* START *

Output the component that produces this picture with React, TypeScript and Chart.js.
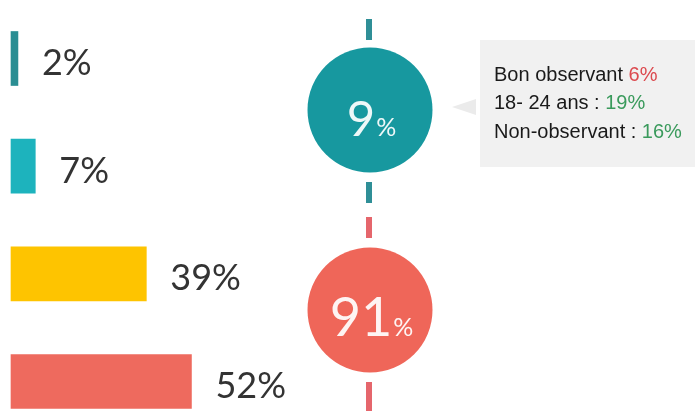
import React, { useEffect, useRef } from "react";
import { Chart, registerables } from "chart.js";

Chart.register(...registerables);

// ---- data ----
const categories = ["Groupe 1", "Groupe 2", "Groupe 3", "Groupe 4"];
const barValues = [2, 7, 39, 52];
const barColors = ["#2a8e93", "#1db3bd", "#fec400", "#ee6a5e"];

const circleValues = [9, 91];
const circleColors = ["#17989f", "#ef6659"];
const dashColors = ["#2f8f97", "#e5666c"];

const noteLabels = ["Bon observant ", "18- 24 ans : ", "Non-observant : "];
const noteValues = ["6%", "19%", "16%"];
const noteValueColors = ["#dc4a4f", "#3a9a5c", "#3a9a5c"];

const decorPlugin = {
  id: "decor",
  beforeDatasetsDraw(chart: any) {
    const ctx = chart.ctx as CanvasRenderingContext2D;
    ctx.save();
    const cx = 369;
    // dashes
    ctx.lineWidth = 6;
    const segs = [
      [0, 19, 40],
      [0, 182, 203],
      [1, 217, 238],
      [1, 382, 411],
    ];
    for (const [c, y1, y2] of segs) {
      ctx.strokeStyle = dashColors[c];
      ctx.beginPath();
      ctx.moveTo(cx, y1);
      ctx.lineTo(cx, y2);
      ctx.stroke();
    }
    // circles
    const centersY = [110, 310];
    const bigSizes = [49, 54];
    circleValues.forEach((v, i) => {
      ctx.fillStyle = circleColors[i];
      ctx.beginPath();
      ctx.arc(370, centersY[i], 62.5, 0, Math.PI * 2);
      ctx.fill();
      const big = String(v);
      ctx.font = `${bigSizes[i]}px Lato, "Open Sans", sans-serif`;
      const wBig = ctx.measureText(big).width;
      ctx.font = `25px Lato, "Open Sans", sans-serif`;
      const wPct = ctx.measureText("%").width;
      const startX = 371 - (wBig + wPct) / 2;
      const baseY = centersY[i] + 26;
      ctx.fillStyle = "rgba(255,255,255,0.93)";
      ctx.textBaseline = "alphabetic";
      ctx.textAlign = "left";
      ctx.font = `${bigSizes[i]}px Lato, "Open Sans", sans-serif`;
      ctx.fillText(big, startX, baseY);
      ctx.font = `25px Lato, "Open Sans", sans-serif`;
      ctx.fillText("%", startX + wBig + 1, baseY);
    });
    // pointer
    ctx.fillStyle = "#ebebeb";
    ctx.beginPath();
    ctx.moveTo(452, 107);
    ctx.lineTo(476, 99);
    ctx.lineTo(476, 115);
    ctx.closePath();
    ctx.fill();
    // box
    ctx.fillStyle = "#f1f1f1";
    ctx.fillRect(480, 40, 215, 127);
    ctx.textBaseline = "middle";
    ctx.font = `20px "Liberation Sans", Arial, sans-serif`;
    const lineY = [75, 103, 132];
    noteLabels.forEach((lab, i) => {
      ctx.fillStyle = "#1a1a1a";
      ctx.fillText(lab, 494, lineY[i]);
      const w = ctx.measureText(lab).width;
      ctx.fillStyle = noteValueColors[i];
      ctx.fillText(noteValues[i], 494 + w, lineY[i]);
    });
    ctx.restore();
  },
  afterDatasetsDraw(chart: any) {
    const ctx = chart.ctx as CanvasRenderingContext2D;
    const meta = chart.getDatasetMeta(0);
    ctx.save();
    ctx.font = `36px Lato, "Open Sans", sans-serif`;
    ctx.fillStyle = "#333333";
    ctx.textBaseline = "middle";
    ctx.textAlign = "left";
    meta.data.forEach((bar: any, i: number) => {
      ctx.fillText(`${barValues[i]}%`, bar.x + 24, bar.y + 5);
    });
    ctx.restore();
  },
};

export default function App() {
  const ref = useRef<HTMLCanvasElement>(null);
  useEffect(() => {
    if (!ref.current) return;
    const chart = new Chart(ref.current, {
      type: "bar",
      data: {
        labels: categories,
        datasets: [
          {
            data: barValues,
            backgroundColor: barColors,
            borderWidth: 0,
            barThickness: 54,
            indexAxis: "y",
            clip: false,
          } as any,
        ],
      },
      options: {
        indexAxis: "y",
        responsive: false,
        animation: false,
        devicePixelRatio: 1,
        layout: { padding: { left: 11, right: 337, top: 58.5, bottom: 29.5 } },
        plugins: {
          legend: { display: false },
          tooltip: { enabled: false },
        },
        scales: {
          y: {
            type: "category",
            offset: false,
            display: false,
            grid: { display: false },
          },
          x: {
            type: "linear",
            min: 0,
            max: 100,
            display: false,
            grid: { display: false },
          },
        },
      },
      plugins: [decorPlugin],
    });
    return () => chart.destroy();
  }, []);
  return (
    <div style={{ position: "fixed", left: 0, top: 0, width: 695, height: 411, background: "#ffffff" }}>
      <canvas ref={ref} width={695} height={411} style={{ display: "block" }} />
    </div>
  );
}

* END *

→ SET PROBLEM
Except for the pictures, print the data above exactly.

→ FINAL RESULT
Output the component that produces this picture with React, TypeScript and Chart.js.
import React, { useEffect, useRef } from "react";
import { Chart, registerables } from "chart.js";

Chart.register(...registerables);

// ---- data ----
const categories = ["Groupe 1", "Groupe 2", "Groupe 3", "Groupe 4"];
const barValues = [2, 7, 39, 52];
const barColors = ["#2a8e93", "#1db3bd", "#fec400", "#ee6a5e"];

const circleValues = [9, 91];
const circleColors = ["#17989f", "#ef6659"];
const dashColors = ["#2f8f97", "#e5666c"];

const noteLabels = ["Bon observant ", "18- 24 ans : ", "Non-observant : "];
const noteValues = ["6%", "19%", "16%"];
const noteValueColors = ["#dc4a4f", "#3a9a5c", "#3a9a5c"];

const decorPlugin = {
  id: "decor",
  beforeDatasetsDraw(chart: any) {
    const ctx = chart.ctx as CanvasRenderingContext2D;
    ctx.save();
    const cx = 369;
    // dashes
    ctx.lineWidth = 6;
    const segs = [
      [0, 19, 40],
      [0, 182, 203],
      [1, 217, 238],
      [1, 382, 411],
    ];
    for (const [c, y1, y2] of segs) {
      ctx.strokeStyle = dashColors[c];
      ctx.beginPath();
      ctx.moveTo(cx, y1);
      ctx.lineTo(cx, y2);
      ctx.stroke();
    }
    // circles
    const centersY = [110, 310];
    const bigSizes = [49, 54];
    circleValues.forEach((v, i) => {
      ctx.fillStyle = circleColors[i];
      ctx.beginPath();
      ctx.arc(370, centersY[i], 62.5, 0, Math.PI * 2);
      ctx.fill();
      const big = String(v);
      ctx.font = `${bigSizes[i]}px Lato, "Open Sans", sans-serif`;
      const wBig = ctx.measureText(big).width;
      ctx.font = `25px Lato, "Open Sans", sans-serif`;
      const wPct = ctx.measureText("%").width;
      const startX = 371 - (wBig + wPct) / 2;
      const baseY = centersY[i] + 26;
      ctx.fillStyle = "rgba(255,255,255,0.93)";
      ctx.textBaseline = "alphabetic";
      ctx.textAlign = "left";
      ctx.font = `${bigSizes[i]}px Lato, "Open Sans", sans-serif`;
      ctx.fillText(big, startX, baseY);
      ctx.font = `25px Lato, "Open Sans", sans-serif`;
      ctx.fillText("%", startX + wBig + 1, baseY);
    });
    // pointer
    ctx.fillStyle = "#ebebeb";
    ctx.beginPath();
    ctx.moveTo(452, 107);
    ctx.lineTo(476, 99);
    ctx.lineTo(476, 115);
    ctx.closePath();
    ctx.fill();
    // box
    ctx.fillStyle = "#f1f1f1";
    ctx.fillRect(480, 40, 215, 127);
    ctx.textBaseline = "middle";
    ctx.font = `20px "Liberation Sans", Arial, sans-serif`;
    const lineY = [75, 103, 132];
    noteLabels.forEach((lab, i) => {
      ctx.fillStyle = "#1a1a1a";
      ctx.fillText(lab, 494, lineY[i]);
      const w = ctx.measureText(lab).width;
      ctx.fillStyle = noteValueColors[i];
      ctx.fillText(noteValues[i], 494 + w, lineY[i]);
    });
    ctx.restore();
  },
  afterDatasetsDraw(chart: any) {
    const ctx = chart.ctx as CanvasRenderingContext2D;
    const meta = chart.getDatasetMeta(0);
    ctx.save();
    ctx.font = `36px Lato, "Open Sans", sans-serif`;
    ctx.fillStyle = "#333333";
    ctx.textBaseline = "middle";
    ctx.textAlign = "left";
    meta.data.forEach((bar: any, i: number) => {
      ctx.fillText(`${barValues[i]}%`, bar.x + 24, bar.y + 5);
    });
    ctx.restore();
  },
};

export default function App() {
  const ref = useRef<HTMLCanvasElement>(null);
  useEffect(() => {
    if (!ref.current) return;
    const chart = new Chart(ref.current, {
      type: "bar",
      data: {
        labels: categories,
        datasets: [
          {
            data: barValues,
            backgroundColor: barColors,
            borderWidth: 0,
            barThickness: 54,
            indexAxis: "y",
            clip: false,
          } as any,
        ],
      },
      options: {
        indexAxis: "y",
        responsive: false,
        animation: false,
        devicePixelRatio: 1,
        layout: { padding: { left: 11, right: 337, top: 58.5, bottom: 29.5 } },
        plugins: {
          legend: { display: false },
          tooltip: { enabled: false },
        },
        scales: {
          y: {
            type: "category",
            offset: false,
            display: false,
            grid: { display: false },
          },
          x: {
            type: "linear",
            min: 0,
            max: 100,
            display: false,
            grid: { display: false },
          },
        },
      },
      plugins: [decorPlugin],
    });
    return () => chart.destroy();
  }, []);
  return (
    <div style={{ position: "fixed", left: 0, top: 0, width: 695, height: 411, background: "#ffffff" }}>
      <canvas ref={ref} width={695} height={411} style={{ display: "block" }} />
    </div>
  );
}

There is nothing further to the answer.